Over the fold, the conclusion of my book, with Release Candidate title “Zombie Economics: How Dead Ideas Still Walk Among Us”. I plan a proper post on the whole bookblogging experience, but until then, I’ll thank everyone who’s commented, or just read this exercise with interest and make one (maybe) last request for help. Can anyone recommend a book on Thatcher’s economic reforms that would be a good suggestion for further reading? I’m currently suggesting Anderew Glyn’s Capitalism Unleashed, but I’d like to add something from a centrist or Thatcherite perspective, as long as it’s readable and not too objectionable for words.
There’s a near-complete draft of the whole book here.
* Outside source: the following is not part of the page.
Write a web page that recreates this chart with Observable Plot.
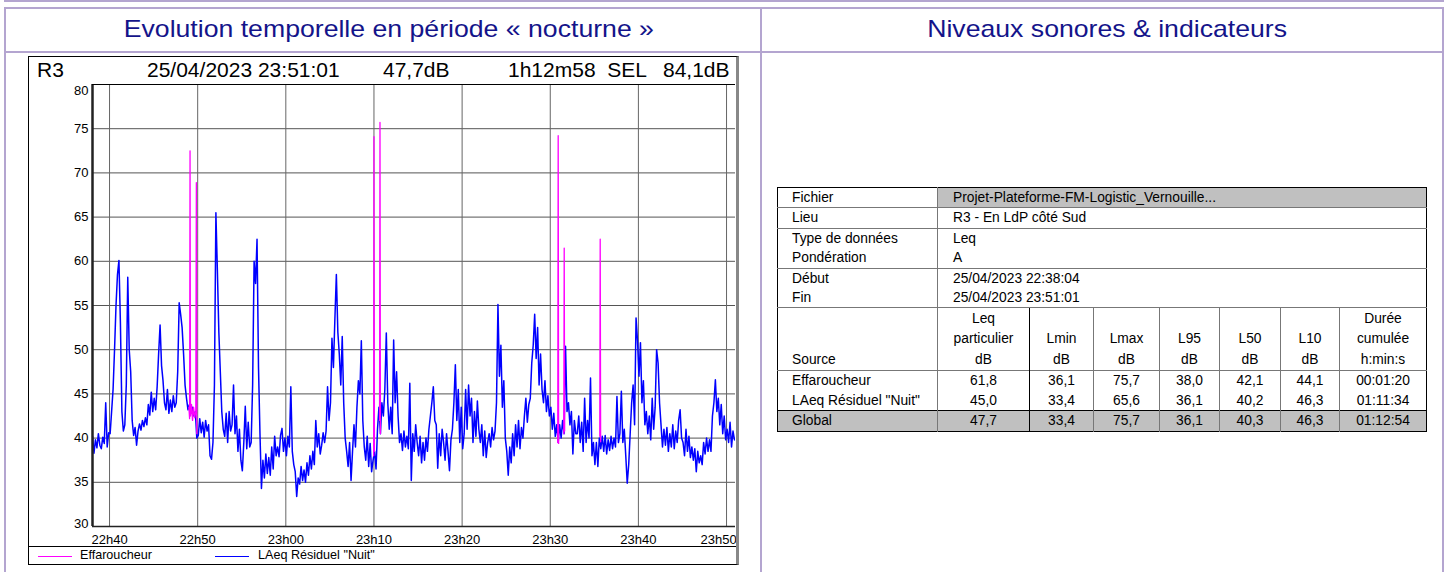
<!DOCTYPE html>
<html><head><meta charset="utf-8">
<script src="https://cdn.jsdelivr.net/npm/d3@7"></script>
<script src="https://cdn.jsdelivr.net/npm/@observablehq/plot@0.6"></script>
<style>
html,body{margin:0;padding:0;}
body{width:1448px;height:572px;position:relative;overflow:hidden;background:#fff;font-family:"Liberation Sans",Arial,sans-serif;color:#000;}
.ln{position:absolute;background:#b4a5d0;}
.title{position:absolute;top:8px;height:41px;line-height:41px;text-align:center;color:#14148a;font-size:24px;}
.title span{display:inline-block;transform:scaleX(1.11);}
#frame{position:absolute;left:28px;top:56px;width:707px;height:507px;border:1px solid #000;border-right:3px solid #888;}
.hd{position:absolute;top:58px;font-size:21px;line-height:24px;white-space:pre;}
#legend{position:absolute;left:28px;top:546px;width:708px;height:17px;border-top:1px solid #000;font-size:12.6px;}
.lgline{position:absolute;top:9px;height:1px;width:34px;}
.lgtxt{position:absolute;top:1px;line-height:15px;}
#plot{position:absolute;left:28px;top:78px;}
#tbl{position:absolute;left:777px;top:187px;border-collapse:collapse;table-layout:fixed;font-size:13.8px;}
#tbl td{padding:0;height:19.4px;line-height:19.4px;white-space:nowrap;overflow:hidden;}
#tbl td.lab{padding-left:14px;}
#tbl td.val{padding-left:15px;}
#tbl td.num{text-align:center;}
</style></head>
<body>
<div class="ln" style="left:4px;top:0;width:1440px;height:2px;"></div>
<div class="ln" style="left:4px;top:7px;width:1440px;height:2px;"></div>
<div class="ln" style="left:4px;top:51px;width:1440px;height:2px;"></div>
<div class="ln" style="left:4px;top:7px;width:2px;height:570px;"></div>
<div class="ln" style="left:760px;top:7px;width:2px;height:570px;"></div>
<div class="ln" style="left:1442px;top:7px;width:2px;height:570px;"></div>
<div class="title" style="left:12px;width:754px;"><span>Evolution temporelle en période « nocturne »</span></div>
<div class="title" style="left:767px;width:680px;"><span>Niveaux sonores &amp; indicateurs</span></div>
<div id="frame"></div>
<div id="hdr"></div>
<div id="plot"></div>
<div id="legend"></div>
<table id="tbl"></table>
<script>
// ---------- data ----------
const startTime = "2023-04-25T22:38:04Z";
const endTime = "2023-04-25T23:51:01Z";
const stepSeconds = 10;
// LAeq Résiduel "Nuit" — one row per minute (6 readings of 10 s), from 22:38:04
const residuelValues = [
  40.2, 38.3, 39.8, 38.9, 40.5, 39.2,
  38.8, 40.1, 39.4, 44.0, 39.0, 40.6,
  40.5, 43.0, 45.5, 50.0, 55.0, 58.5,
  60.1, 53.0, 43.0, 40.8, 41.5, 46.0,
  58.2, 50.0, 47.5, 42.0, 40.3, 41.2,
  39.2, 40.8, 41.6, 40.9, 42.0, 41.3,
  42.3, 41.5, 43.8, 42.6, 45.2, 43.0,
  44.5, 43.2, 45.8, 49.5, 52.8, 48.2,
  46.5, 44.0, 43.2, 45.5, 42.8, 44.3,
  43.0, 44.8, 43.5, 44.0, 47.5, 55.3,
  54.0, 52.5, 49.5, 46.0, 44.5, 43.2,
  43.8, 42.8, 43.5, 42.5, 43.0, 40.0,
  40.3, 42.2, 40.6, 41.8, 40.1, 42.0,
  40.8, 41.5, 38.0, 37.6, 39.5, 46.0,
  65.5, 59.0, 52.0, 47.5, 43.0, 41.0,
  40.2, 42.8, 39.5, 43.0, 40.8, 41.5,
  46.0, 40.5, 42.5, 38.5, 41.0, 37.5,
  36.3, 39.5, 43.6, 38.8, 41.8, 39.0,
  39.5, 46.0, 60.0, 57.5, 62.5, 48.0,
  40.5, 34.3, 37.5, 35.5, 38.2, 36.0,
  37.8, 35.8, 39.0, 36.5, 40.2, 38.0,
  39.0, 37.9, 40.3, 41.1, 38.5, 40.0,
  38.0, 40.2, 39.0, 45.8, 38.5, 37.0,
  36.2, 33.4, 35.5, 34.8, 36.8, 35.2,
  36.4, 35.0, 37.2, 35.8, 38.0, 36.5,
  38.5, 37.0, 42.0, 39.0, 40.5, 38.2,
  39.2, 40.6, 39.5, 40.8, 45.8, 42.0,
  44.0, 51.3, 48.0, 53.5, 58.5, 52.0,
  49.5, 46.0, 51.5, 44.0, 40.0, 38.5,
  36.8, 39.5, 35.2, 38.5, 41.5, 39.0,
  43.5, 46.5, 45.0, 51.0, 42.0, 39.0,
  37.5, 40.2, 36.8, 39.4, 36.2, 37.5,
  38.5, 36.5, 41.0, 43.5, 40.5, 44.0,
  42.5, 45.5, 51.9, 44.0, 41.0, 43.5,
  40.5, 51.1, 44.0, 47.5, 42.5, 39.5,
  40.5, 38.6, 40.8, 39.0, 40.2, 38.8,
  46.2, 35.2, 40.5, 38.5, 41.5, 39.5,
  38.0, 40.2, 37.2, 39.5, 37.5, 40.0,
  38.5, 41.0, 42.5, 44.0, 45.8, 42.0,
  41.5, 36.6, 40.5, 38.0, 41.0, 39.5,
  37.5, 40.5, 38.5, 36.3, 39.8, 41.0,
  44.0, 48.3, 42.0, 45.5, 39.5, 43.5,
  38.8, 40.5, 45.5, 41.0, 46.0, 42.5,
  44.5, 39.5, 43.0, 40.2, 44.2, 41.0,
  39.5, 41.5, 38.0, 40.8, 37.8, 39.5,
  40.5, 39.0, 41.2, 39.8, 40.8, 44.0,
  55.1, 47.0, 50.5, 43.5, 46.5, 40.0,
  38.5, 35.8, 39.0, 37.2, 40.5, 38.0,
  41.5, 39.0, 42.0, 38.8, 41.2, 40.0,
  42.5, 44.5, 41.8, 43.8, 44.5, 48.5,
  50.5, 54.0, 49.0, 52.5, 46.0, 49.5,
  45.5, 44.0, 46.5, 43.0, 44.8, 42.5,
  43.5, 41.0, 42.8, 40.2, 41.5, 39.5,
  41.5, 40.0, 42.0, 40.5, 50.4, 43.0,
  44.0, 41.5, 43.0, 38.2, 42.0, 40.5,
  40.5, 42.5, 39.5, 41.8, 38.5, 44.5,
  39.5, 42.0, 40.0, 46.8, 38.0, 39.5,
  37.0, 39.5, 36.8, 40.0, 38.8, 40.2,
  38.5, 40.3, 38.2, 39.8, 38.6, 40.2,
  38.8, 40.0, 39.0, 44.7, 39.5, 40.5,
  45.3, 39.5, 41.0, 38.0, 34.9, 37.0,
  40.5, 44.0, 46.0, 41.5, 53.6, 51.0,
  47.0, 50.8, 44.0, 46.5, 41.5, 43.0,
  40.5, 42.5, 39.8, 44.5, 41.0, 43.5,
  50.0, 48.5, 44.0, 41.5, 39.0, 41.0,
  39.2, 41.2, 38.5, 40.5, 39.0, 41.5,
  38.8, 40.8, 39.5, 42.0, 43.2, 40.0,
  39.5, 38.0, 41.0, 38.5, 40.2, 37.8,
  39.0, 37.5, 38.8, 36.2, 38.5, 37.2,
  38.0, 37.0, 39.5, 38.2, 40.0, 38.5,
  39.8, 38.5, 42.5, 44.0, 46.6, 43.0,
  44.5, 41.5, 43.8, 40.5, 42.5, 39.8,
  41.0, 39.5, 41.8, 39.0, 40.8, 39.8
];
// Effaroucheur events: time, dB, event id
const effaroucheurTimes = ["22:49:00","22:49:05","22:49:08","22:49:11","22:49:18","22:49:25","22:49:32","22:49:40","22:49:47","22:49:51","22:49:54",
  "23:09:58","23:10:00","23:10:03",
  "23:10:38","23:10:41","23:10:44",
  "23:30:51","23:30:54","23:30:57",
  "23:31:32","23:31:35","23:31:38",
  "23:35:37","23:35:40","23:35:43"];
const effaroucheurValues = [43.5,42.2,72.5,42.5,43.8,42.0,43.5,42.3,43.0,68.9,40.5,
  38.0,74.1,38.5,
  42.0,75.7,40.5,
  39.5,74.2,39.4,
  40.5,61.5,40.8,
  40.2,62.5,39.6];
const effaroucheurEvent = [1,1,1,1,1,1,1,1,1,1,1, 2,2,2, 3,3,3, 4,4,4, 5,5,5, 6,6,6];
const xTickTimes = ["22:40","22:50","23:00","23:10","23:20","23:30","23:40","23:50"];
const yTicks = [30,35,40,45,50,55,60,65,70,75,80];
const headerTexts = ["R3","25/04/2023 23:51:01","47,7dB","1h12m58  SEL","84,1dB"];
const legendLabels = ["Effaroucheur","LAeq Résiduel \"Nuit\""];
const seriesColors = ["#ff00ff","#0000ff"];

const metaLabels = ["Fichier","Lieu","Type de données","Pondération","Début","Fin"];
const metaValues = ["Projet-Plateforme-FM-Logistic_Vernouille...","R3 - En LdP côté Sud","Leq","A","25/04/2023 22:38:04","25/04/2023 23:51:01"];
const statHeaders = [["","","Source"],["Leq","particulier","dB"],["","Lmin","dB"],["","Lmax","dB"],["","L95","dB"],["","L50","dB"],["","L10","dB"],["Durée","cumulée","h:min:s"]];
const statSources = ["Effaroucheur","LAeq Résiduel \"Nuit\"","Global"];
const statLeq = ["61,8","45,0","47,7"];
const statLmin = ["36,1","33,4","33,4"];
const statLmax = ["75,7","65,6","75,7"];
const statL95 = ["38,0","36,1","36,1"];
const statL50 = ["42,1","40,2","40,3"];
const statL10 = ["44,1","46,3","46,3"];
const statDuree = ["00:01:20","01:11:34","01:12:54"];

// ---------- chart ----------
const t0 = new Date(startTime), t1 = new Date(endTime);
const day = "2023-04-25T";
const toDate = s => new Date(day + (s.length === 5 ? s + ":00" : s) + "Z");
const residuel = residuelValues.map((v, i) => ({time: new Date(+t0 + i * stepSeconds * 1000), value: v}));
const eff = effaroucheurTimes.map((s, i) => ({time: toDate(s), value: effaroucheurValues[i], event: effaroucheurEvent[i]}));
const xTicks = xTickTimes.map(toDate);
const fmt = d3.utcFormat("%Hh%M");
const lastTick = xTicks[xTicks.length - 1];

const chart = Plot.plot({
  width: 708, height: 470,
  marginLeft: 64, marginRight: 1, marginTop: 6, marginBottom: 22,
  x: {type: "utc", domain: [t0, t1], label: null},
  y: {domain: [30, 80], label: null},
  style: {fontFamily: "'Liberation Sans', Arial, sans-serif", fontSize: "13px", color: "#000", background: "transparent"},
  marks: [
    Plot.gridY(yTicks, {stroke: "#555", strokeOpacity: 1, strokeWidth: 1}),
    Plot.gridX(xTicks, {stroke: "#666", strokeOpacity: 1, strokeWidth: 1}),
    Plot.line(residuel, {x: "time", y: "value", stroke: seriesColors[1], strokeWidth: 1.5, clip: true}),
    Plot.line(eff, {x: "time", y: "value", z: "event", stroke: seriesColors[0], strokeWidth: 1.3, clip: true}),
    Plot.ruleX([t0], {stroke: "#222", strokeWidth: 2.5}),
    Plot.ruleY([80], {stroke: "#000", strokeWidth: 1}),
    Plot.ruleY([30], {stroke: "#222", strokeWidth: 1.5}),
    Plot.axisY(yTicks.filter(v => v > 30 && v < 80), {tickSize: 0, tickPadding: 4, fontSize: 13}),
    Plot.text([80], {y: d => d, text: d => String(d), frameAnchor: "left", textAnchor: "end", dx: -4, dy: 6, fontSize: 13}),
    Plot.text([30], {y: d => d, text: d => String(d), frameAnchor: "left", textAnchor: "end", dx: -4, dy: -3, fontSize: 13}),
    Plot.axisX(xTicks.slice(0, -1), {tickSize: 0, tickPadding: 8, tickFormat: fmt, fontSize: 13}),
    Plot.text([lastTick], {x: d => d, text: d => fmt(d), frameAnchor: "bottom", lineAnchor: "top", dy: 8, dx: -8, fontSize: 13})
  ]
});
document.getElementById("plot").appendChild(chart);

// header
const hdr = document.getElementById("hdr");
const hdrPos = [37, 147, 383, 508, 663];
headerTexts.forEach((t, i) => {
  const d = document.createElement("div");
  d.className = "hd";
  d.style.left = hdrPos[i] + "px";
  d.textContent = t;
  hdr.appendChild(d);
});

// legend
const lg = document.getElementById("legend");
const lgPos = [[10, 52], [187, 230]];
legendLabels.forEach((t, i) => {
  const l = document.createElement("div");
  l.className = "lgline"; l.style.left = lgPos[i][0] + "px"; l.style.background = seriesColors[i];
  lg.appendChild(l);
  const s = document.createElement("div");
  s.className = "lgtxt"; s.style.left = lgPos[i][1] + "px"; s.textContent = t;
  lg.appendChild(s);
});

// table
const colW = [160, 92, 64, 66, 60, 61, 59, 87];
const tbl = document.getElementById("tbl");
const cg = document.createElement("colgroup");
colW.forEach(w => { const c = document.createElement("col"); c.style.width = w + "px"; cg.appendChild(c); });
tbl.appendChild(cg);
const B = "1px solid #000", G = "1px solid #777";
tbl.style.border = B;
const sepAbove = [false, true, true, false, true, false];
metaLabels.forEach((lab, i) => {
  const tr = document.createElement("tr");
  const a = document.createElement("td"); a.className = "lab"; a.textContent = lab;
  const b = document.createElement("td"); b.className = "val"; b.colSpan = 7; b.textContent = metaValues[i];
  b.style.borderLeft = G;
  if (i === 0) b.style.background = "#c0c0c0";
  if (sepAbove[i]) { a.style.borderTop = G; b.style.borderTop = G; }
  tr.append(a, b); tbl.appendChild(tr);
});
// header row
{
  const tr = document.createElement("tr");
  statHeaders.forEach((h, j) => {
    const td = document.createElement("td");
    td.style.borderTop = G; td.style.height = "62px"; td.style.verticalAlign = "bottom";
    if (j > 0) td.style.borderLeft = (j === 2 ? B : G);
    td.className = j === 0 ? "lab" : "num";
    td.style.lineHeight = "20.5px";
    td.innerHTML = h.map(x => x || "&nbsp;").join("<br>");
    tr.appendChild(td);
  });
  tbl.appendChild(tr);
}
const statCols = [statLeq, statLmin, statLmax, statL95, statL50, statL10, statDuree];
statSources.forEach((s, i) => {
  const tr = document.createElement("tr");
  const a = document.createElement("td"); a.className = "lab"; a.textContent = s;
  if (i !== 1) a.style.borderTop = (i === 0 ? G : B);
  tr.appendChild(a);
  statCols.forEach((col, j) => {
    const td = document.createElement("td"); td.className = "num"; td.textContent = col[i];
    td.style.borderLeft = (j === 1 ? B : G);
    if (i !== 1) td.style.borderTop = (i === 0 ? G : B);
    tr.appendChild(td);
  });
  if (i === 2) tr.style.background = "#c0c0c0";
  tbl.appendChild(tr);
});
</script>
</body></html>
The zombies of horror movies are famously hard to stop. Being already dead, they can absorb all kinds of damage and keep lumbering onwards towards their targets. The zombie ideas discussed in this book are similarly resilient. Throughout the crisis, the economics profession carried on, for the most part, as if nothing had changed. And now that the immediate crisis has passed, market liberals are trying to pretend that it never happened. As Richard Posner, a rare example of a market liberal who has changed his views and embraced Keynesianism observed in a recent interview ‘market correctives work very slowly in dealing with academic markets. Professors have tenure. They have lots of graduate students in the pipeline who need to get their Ph.D.s. They have techniques that they know and are comfortable with. It takes a great deal to drive them out of their accustomed way of doing business.’
An approach to economics that has been dominant for more than three decades will not go away simply because its predictions are inconsistent with the facts. It is necessary to provide an alternative to the zombie economics of market liberalism.
Some suggestions about the way forward have been offered in this book. They can be summed up by three simple propositions. In the 21st century, economics should focus:
* More on realism, less on rigor
* More on equity, less on efficiency
* More on humility, less on hubris
The prevailing emphasis on logical rigor has given economics an internal consistency that is missing in other social science. But there is little value in being consistently wrong. Economics must move on from the infinitely rational, farsighted and asocial beings whose decisions have been the central topic of analysis in recent decades. It will still be necessary to abstract from the messy complexity of human decision processes and focus on critical factors in decisionmaking. But the factors that are relevant in microeconomic analysis of goods markets may not be the same as that matter in labor markets or in analysis of macroeconomic aggregates.
Three decades in which market liberals have pushed policies based on ideas of efficiency and claims about the efficiency of financial markets have not produced much in the way of improved economic performance, but they have led to drastic increases in inequality, particularly in the English-speaking world. Economists need to return their attention to policies that will generate a more equitable distribution of income.
Finally, with the collapse of yet another economic ‘New Era’ it is time for the economics profession to display some humility. More than two centuries after Adam Smith, economists have to admit the force of Socrates’ observation that “The wisest man is he who knows that he knows nothing”. While knowledge in the sense of absolute certainty may be unattainable, economists can still contribute to a better understanding of the strengths and weaknesses of markets, firms and other forms of economic organization, and the possibilities for policy action to yield improved economic and social outcomes.
Every crisis is an opportunity. The global financial crisis gives the economics profession the chance to bury the zombie ideas that led the world into crisis, and to produce more realistic, humble and above all socially useful body of thought.